◆ Extracted material
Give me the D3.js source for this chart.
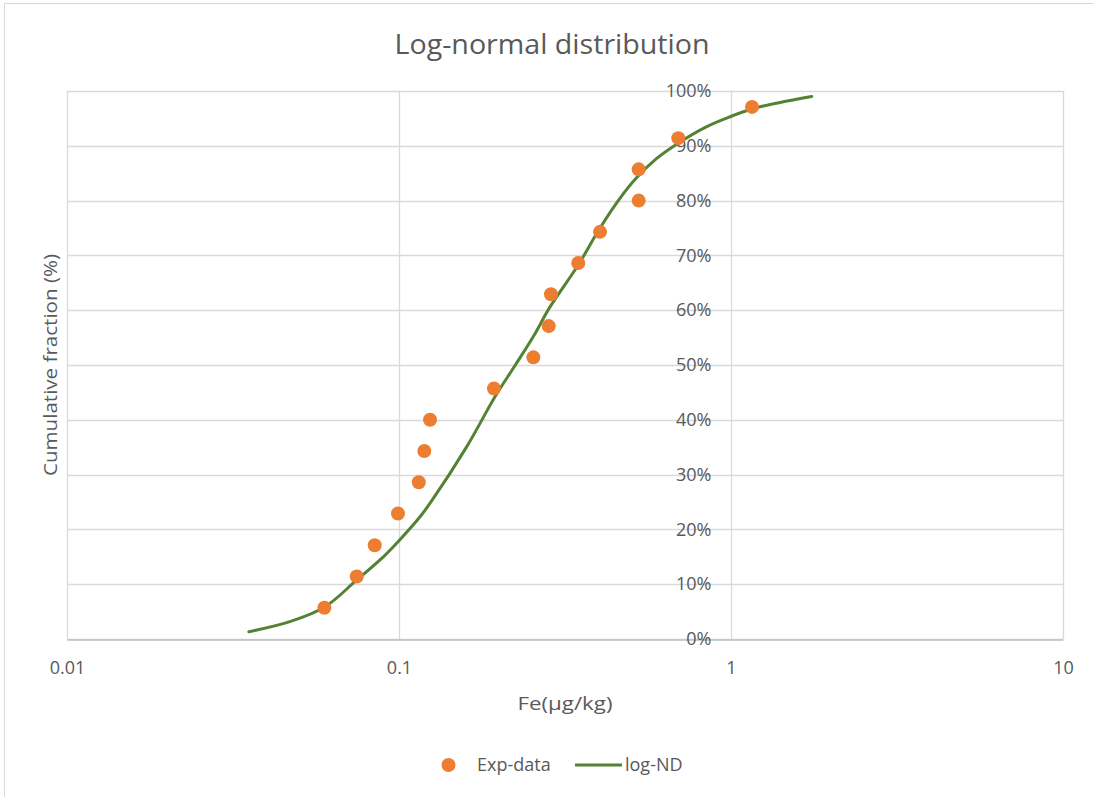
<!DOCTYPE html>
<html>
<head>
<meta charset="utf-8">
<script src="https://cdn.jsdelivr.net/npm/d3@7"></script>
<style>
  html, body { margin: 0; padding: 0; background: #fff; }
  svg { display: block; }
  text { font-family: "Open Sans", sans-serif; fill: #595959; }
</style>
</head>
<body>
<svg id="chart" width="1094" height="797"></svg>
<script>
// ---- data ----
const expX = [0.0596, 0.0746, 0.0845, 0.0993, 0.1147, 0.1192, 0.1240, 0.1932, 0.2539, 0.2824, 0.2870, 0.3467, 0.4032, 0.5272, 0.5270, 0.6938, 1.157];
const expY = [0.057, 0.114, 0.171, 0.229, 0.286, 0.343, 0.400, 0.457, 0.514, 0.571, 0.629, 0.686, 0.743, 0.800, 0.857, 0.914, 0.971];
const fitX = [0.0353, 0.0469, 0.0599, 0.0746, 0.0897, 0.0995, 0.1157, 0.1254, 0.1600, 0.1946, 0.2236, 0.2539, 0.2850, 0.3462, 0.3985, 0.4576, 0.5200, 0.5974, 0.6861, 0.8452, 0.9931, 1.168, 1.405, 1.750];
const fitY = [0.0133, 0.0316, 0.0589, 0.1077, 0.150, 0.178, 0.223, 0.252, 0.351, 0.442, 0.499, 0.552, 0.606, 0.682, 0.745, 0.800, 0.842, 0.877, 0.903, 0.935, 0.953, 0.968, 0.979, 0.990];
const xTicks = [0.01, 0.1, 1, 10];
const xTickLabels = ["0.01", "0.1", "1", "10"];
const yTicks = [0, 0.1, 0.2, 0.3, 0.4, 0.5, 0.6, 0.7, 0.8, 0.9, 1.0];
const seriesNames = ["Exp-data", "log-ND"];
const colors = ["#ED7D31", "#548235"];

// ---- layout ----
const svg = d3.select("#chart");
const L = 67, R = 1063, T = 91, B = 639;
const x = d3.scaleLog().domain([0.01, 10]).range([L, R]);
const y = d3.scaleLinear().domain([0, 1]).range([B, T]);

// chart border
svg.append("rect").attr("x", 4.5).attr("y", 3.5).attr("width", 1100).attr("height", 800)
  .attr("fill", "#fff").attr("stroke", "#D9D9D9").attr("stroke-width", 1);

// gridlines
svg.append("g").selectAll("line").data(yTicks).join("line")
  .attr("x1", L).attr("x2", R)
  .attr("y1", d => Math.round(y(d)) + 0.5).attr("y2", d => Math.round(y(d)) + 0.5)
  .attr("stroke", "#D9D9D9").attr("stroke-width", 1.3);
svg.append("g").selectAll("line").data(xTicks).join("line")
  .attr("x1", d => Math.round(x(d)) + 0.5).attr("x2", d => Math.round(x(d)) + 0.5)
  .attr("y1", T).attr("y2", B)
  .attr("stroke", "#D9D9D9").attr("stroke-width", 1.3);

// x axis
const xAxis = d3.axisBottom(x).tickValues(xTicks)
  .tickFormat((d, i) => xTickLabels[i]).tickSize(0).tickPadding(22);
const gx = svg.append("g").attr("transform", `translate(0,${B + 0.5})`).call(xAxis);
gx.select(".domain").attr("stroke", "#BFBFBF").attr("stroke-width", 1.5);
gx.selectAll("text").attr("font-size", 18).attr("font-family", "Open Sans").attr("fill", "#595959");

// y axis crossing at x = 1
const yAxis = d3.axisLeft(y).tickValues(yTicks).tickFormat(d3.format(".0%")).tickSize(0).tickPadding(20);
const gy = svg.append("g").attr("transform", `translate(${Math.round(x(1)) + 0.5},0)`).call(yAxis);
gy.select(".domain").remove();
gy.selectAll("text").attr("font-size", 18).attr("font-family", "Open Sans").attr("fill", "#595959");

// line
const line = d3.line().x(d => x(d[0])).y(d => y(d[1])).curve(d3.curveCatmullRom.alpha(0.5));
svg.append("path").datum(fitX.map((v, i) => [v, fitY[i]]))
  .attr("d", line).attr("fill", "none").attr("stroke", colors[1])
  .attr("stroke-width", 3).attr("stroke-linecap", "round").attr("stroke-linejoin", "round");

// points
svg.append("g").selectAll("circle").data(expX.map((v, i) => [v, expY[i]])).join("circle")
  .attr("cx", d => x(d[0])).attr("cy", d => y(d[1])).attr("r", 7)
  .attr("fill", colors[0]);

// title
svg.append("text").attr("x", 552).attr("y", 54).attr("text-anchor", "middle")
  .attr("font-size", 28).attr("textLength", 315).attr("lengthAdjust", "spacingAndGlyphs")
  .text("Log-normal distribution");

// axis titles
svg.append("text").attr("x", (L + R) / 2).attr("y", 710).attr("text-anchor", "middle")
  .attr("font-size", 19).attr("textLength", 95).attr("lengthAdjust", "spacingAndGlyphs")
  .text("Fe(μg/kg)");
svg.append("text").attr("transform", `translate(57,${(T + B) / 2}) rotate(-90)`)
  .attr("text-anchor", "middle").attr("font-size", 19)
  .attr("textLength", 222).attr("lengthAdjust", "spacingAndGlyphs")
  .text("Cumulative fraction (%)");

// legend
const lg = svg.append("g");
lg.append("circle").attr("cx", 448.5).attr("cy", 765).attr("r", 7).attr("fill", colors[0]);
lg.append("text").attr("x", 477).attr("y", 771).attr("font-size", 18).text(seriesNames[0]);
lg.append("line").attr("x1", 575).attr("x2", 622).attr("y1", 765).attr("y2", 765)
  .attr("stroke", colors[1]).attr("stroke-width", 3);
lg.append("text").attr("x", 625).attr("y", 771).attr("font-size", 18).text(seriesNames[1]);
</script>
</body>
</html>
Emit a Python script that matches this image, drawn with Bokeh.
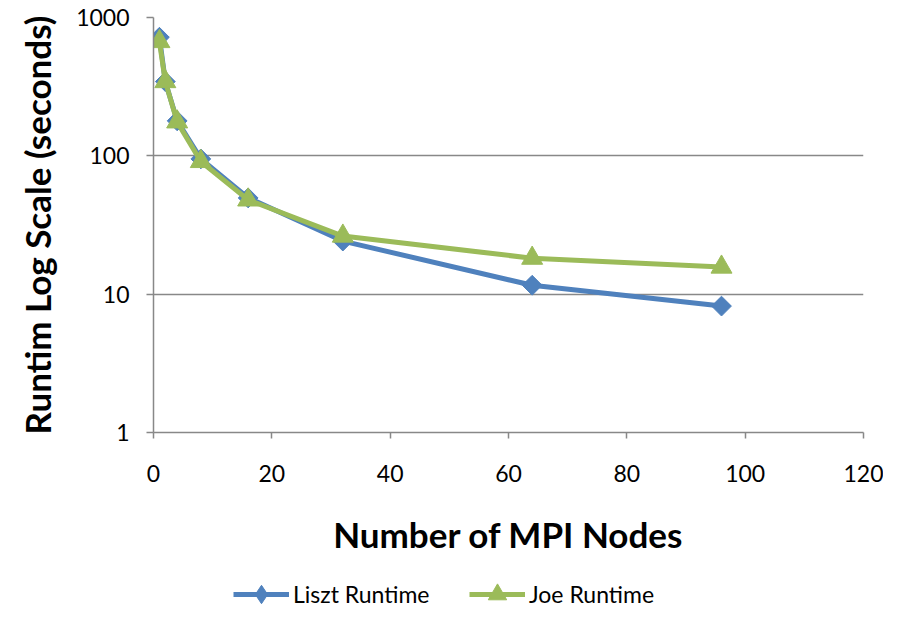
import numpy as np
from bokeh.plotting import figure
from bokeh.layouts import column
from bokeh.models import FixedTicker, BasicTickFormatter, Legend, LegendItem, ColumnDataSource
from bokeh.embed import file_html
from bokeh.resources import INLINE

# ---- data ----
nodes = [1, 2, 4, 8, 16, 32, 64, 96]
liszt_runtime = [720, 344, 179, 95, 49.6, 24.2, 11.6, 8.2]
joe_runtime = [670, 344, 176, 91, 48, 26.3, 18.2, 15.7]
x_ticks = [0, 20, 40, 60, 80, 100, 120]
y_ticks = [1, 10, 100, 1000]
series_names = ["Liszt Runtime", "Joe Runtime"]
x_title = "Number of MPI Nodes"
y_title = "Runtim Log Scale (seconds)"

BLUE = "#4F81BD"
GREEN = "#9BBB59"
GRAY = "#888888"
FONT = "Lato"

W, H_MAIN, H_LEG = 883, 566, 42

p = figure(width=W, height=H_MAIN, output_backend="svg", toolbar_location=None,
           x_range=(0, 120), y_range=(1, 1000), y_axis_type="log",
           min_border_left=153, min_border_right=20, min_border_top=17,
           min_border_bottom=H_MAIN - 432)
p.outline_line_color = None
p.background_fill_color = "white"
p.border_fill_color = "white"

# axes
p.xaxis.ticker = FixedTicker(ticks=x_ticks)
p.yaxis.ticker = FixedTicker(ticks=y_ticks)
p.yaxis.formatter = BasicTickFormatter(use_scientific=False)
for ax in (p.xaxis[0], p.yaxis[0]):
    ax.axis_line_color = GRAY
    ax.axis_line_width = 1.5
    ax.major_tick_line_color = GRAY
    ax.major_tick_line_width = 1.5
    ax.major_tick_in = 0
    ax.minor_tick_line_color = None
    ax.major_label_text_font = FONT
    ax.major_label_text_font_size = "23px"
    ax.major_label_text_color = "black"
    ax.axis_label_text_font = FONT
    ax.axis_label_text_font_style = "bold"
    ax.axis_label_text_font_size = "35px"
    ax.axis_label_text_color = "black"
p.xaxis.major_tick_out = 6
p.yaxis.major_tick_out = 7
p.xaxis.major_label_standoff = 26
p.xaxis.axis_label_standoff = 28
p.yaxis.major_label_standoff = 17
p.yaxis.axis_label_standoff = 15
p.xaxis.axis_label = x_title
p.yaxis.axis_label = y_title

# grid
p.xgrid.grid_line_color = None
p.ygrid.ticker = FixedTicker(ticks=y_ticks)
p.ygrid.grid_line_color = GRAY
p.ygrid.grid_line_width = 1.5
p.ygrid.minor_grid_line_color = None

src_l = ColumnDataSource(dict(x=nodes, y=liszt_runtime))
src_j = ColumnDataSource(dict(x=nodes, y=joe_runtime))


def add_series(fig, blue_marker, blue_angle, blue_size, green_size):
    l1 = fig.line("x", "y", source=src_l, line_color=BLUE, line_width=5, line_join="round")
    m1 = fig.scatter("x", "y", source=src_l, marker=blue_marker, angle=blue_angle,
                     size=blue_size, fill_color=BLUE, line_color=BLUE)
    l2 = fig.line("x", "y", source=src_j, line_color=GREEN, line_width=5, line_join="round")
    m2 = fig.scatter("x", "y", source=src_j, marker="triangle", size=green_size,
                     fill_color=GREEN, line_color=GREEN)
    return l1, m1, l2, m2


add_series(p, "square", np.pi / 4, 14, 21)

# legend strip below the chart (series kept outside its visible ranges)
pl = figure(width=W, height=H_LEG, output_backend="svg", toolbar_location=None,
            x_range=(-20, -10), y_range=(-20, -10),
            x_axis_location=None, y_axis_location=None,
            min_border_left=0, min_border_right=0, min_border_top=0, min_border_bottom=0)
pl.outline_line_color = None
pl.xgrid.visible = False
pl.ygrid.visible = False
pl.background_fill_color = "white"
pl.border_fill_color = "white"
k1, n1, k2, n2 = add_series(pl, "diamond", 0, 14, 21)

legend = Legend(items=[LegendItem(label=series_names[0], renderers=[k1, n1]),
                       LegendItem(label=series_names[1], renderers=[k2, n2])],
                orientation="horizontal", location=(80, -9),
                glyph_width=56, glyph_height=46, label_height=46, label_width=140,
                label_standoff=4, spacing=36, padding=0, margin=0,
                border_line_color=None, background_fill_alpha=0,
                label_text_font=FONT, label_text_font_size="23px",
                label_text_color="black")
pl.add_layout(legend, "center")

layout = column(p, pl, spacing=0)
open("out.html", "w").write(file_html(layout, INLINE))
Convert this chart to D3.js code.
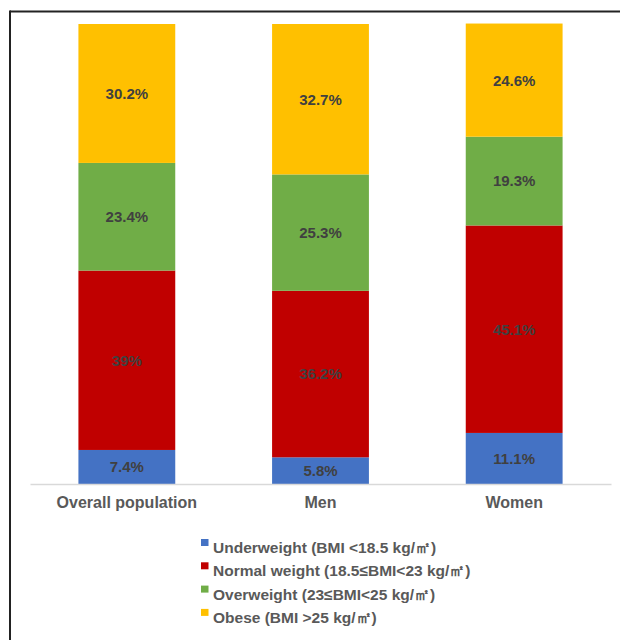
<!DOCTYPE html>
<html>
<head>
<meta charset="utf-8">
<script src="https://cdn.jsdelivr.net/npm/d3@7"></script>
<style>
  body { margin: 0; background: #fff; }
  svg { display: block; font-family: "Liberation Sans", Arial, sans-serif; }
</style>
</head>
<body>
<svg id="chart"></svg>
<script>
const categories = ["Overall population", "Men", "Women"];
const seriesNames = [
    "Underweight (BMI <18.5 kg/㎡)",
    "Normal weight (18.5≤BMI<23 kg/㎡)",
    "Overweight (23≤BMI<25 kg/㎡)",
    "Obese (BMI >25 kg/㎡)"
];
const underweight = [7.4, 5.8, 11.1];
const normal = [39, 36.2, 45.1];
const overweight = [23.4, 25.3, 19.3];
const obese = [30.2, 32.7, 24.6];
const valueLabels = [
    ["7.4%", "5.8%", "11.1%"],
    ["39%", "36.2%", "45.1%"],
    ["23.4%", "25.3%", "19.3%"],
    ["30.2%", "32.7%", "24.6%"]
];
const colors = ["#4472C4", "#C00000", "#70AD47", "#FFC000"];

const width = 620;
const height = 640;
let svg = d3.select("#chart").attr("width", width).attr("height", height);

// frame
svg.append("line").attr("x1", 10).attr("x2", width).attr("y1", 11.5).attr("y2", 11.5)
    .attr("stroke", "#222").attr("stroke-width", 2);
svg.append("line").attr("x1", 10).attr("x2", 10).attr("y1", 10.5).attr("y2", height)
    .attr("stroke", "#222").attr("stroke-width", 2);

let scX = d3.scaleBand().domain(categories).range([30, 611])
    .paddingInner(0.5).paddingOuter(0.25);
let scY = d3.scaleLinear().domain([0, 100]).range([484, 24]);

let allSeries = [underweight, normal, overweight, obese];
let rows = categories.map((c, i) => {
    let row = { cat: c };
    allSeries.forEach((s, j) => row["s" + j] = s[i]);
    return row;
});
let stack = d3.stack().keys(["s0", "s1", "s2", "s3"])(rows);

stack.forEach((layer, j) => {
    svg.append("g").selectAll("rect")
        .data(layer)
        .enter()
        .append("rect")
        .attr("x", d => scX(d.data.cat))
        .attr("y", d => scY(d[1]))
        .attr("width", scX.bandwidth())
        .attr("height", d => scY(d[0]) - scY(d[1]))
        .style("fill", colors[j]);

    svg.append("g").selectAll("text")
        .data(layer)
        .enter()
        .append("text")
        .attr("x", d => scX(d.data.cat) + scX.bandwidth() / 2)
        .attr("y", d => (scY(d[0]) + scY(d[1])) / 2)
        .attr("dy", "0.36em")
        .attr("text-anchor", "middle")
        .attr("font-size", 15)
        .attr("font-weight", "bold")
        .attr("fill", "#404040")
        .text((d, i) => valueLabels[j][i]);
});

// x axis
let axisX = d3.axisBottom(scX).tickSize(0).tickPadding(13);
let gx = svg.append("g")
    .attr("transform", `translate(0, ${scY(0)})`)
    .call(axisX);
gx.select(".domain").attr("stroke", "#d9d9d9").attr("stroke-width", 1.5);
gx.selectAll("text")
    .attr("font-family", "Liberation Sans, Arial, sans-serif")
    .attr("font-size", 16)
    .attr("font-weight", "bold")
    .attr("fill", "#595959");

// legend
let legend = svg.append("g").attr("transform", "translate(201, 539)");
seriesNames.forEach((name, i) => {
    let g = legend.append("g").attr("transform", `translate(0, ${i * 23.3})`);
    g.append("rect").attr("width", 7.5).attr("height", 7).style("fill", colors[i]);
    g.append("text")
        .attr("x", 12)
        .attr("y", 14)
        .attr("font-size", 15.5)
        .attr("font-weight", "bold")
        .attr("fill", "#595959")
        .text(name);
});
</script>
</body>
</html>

◆ Your goal
From the first line of the listing above, repeat every line through the one holding "const y = d3.scaleLinear().domain([0, 1]).range([B, T]);". Both ends count, and pictures stay out.

◆ Solution to this task
Give me the D3.js source for this chart.
<!DOCTYPE html>
<html>
<head>
<meta charset="utf-8">
<script src="https://cdn.jsdelivr.net/npm/d3@7"></script>
<style>
  html, body { margin: 0; padding: 0; background: #fff; }
  svg { display: block; }
  text { font-family: "Open Sans", sans-serif; fill: #595959; }
</style>
</head>
<body>
<svg id="chart" width="1094" height="797"></svg>
<script>
// ---- data ----
const expX = [0.0596, 0.0746, 0.0845, 0.0993, 0.1147, 0.1192, 0.1240, 0.1932, 0.2539, 0.2824, 0.2870, 0.3467, 0.4032, 0.5272, 0.5270, 0.6938, 1.157];
const expY = [0.057, 0.114, 0.171, 0.229, 0.286, 0.343, 0.400, 0.457, 0.514, 0.571, 0.629, 0.686, 0.743, 0.800, 0.857, 0.914, 0.971];
const fitX = [0.0353, 0.0469, 0.0599, 0.0746, 0.0897, 0.0995, 0.1157, 0.1254, 0.1600, 0.1946, 0.2236, 0.2539, 0.2850, 0.3462, 0.3985, 0.4576, 0.5200, 0.5974, 0.6861, 0.8452, 0.9931, 1.168, 1.405, 1.750];
const fitY = [0.0133, 0.0316, 0.0589, 0.1077, 0.150, 0.178, 0.223, 0.252, 0.351, 0.442, 0.499, 0.552, 0.606, 0.682, 0.745, 0.800, 0.842, 0.877, 0.903, 0.935, 0.953, 0.968, 0.979, 0.990];
const xTicks = [0.01, 0.1, 1, 10];
const xTickLabels = ["0.01", "0.1", "1", "10"];
const yTicks = [0, 0.1, 0.2, 0.3, 0.4, 0.5, 0.6, 0.7, 0.8, 0.9, 1.0];
const seriesNames = ["Exp-data", "log-ND"];
const colors = ["#ED7D31", "#548235"];

// ---- layout ----
const svg = d3.select("#chart");
const L = 67, R = 1063, T = 91, B = 639;
const x = d3.scaleLog().domain([0.01, 10]).range([L, R]);
const y = d3.scaleLinear().domain([0, 1]).range([B, T]);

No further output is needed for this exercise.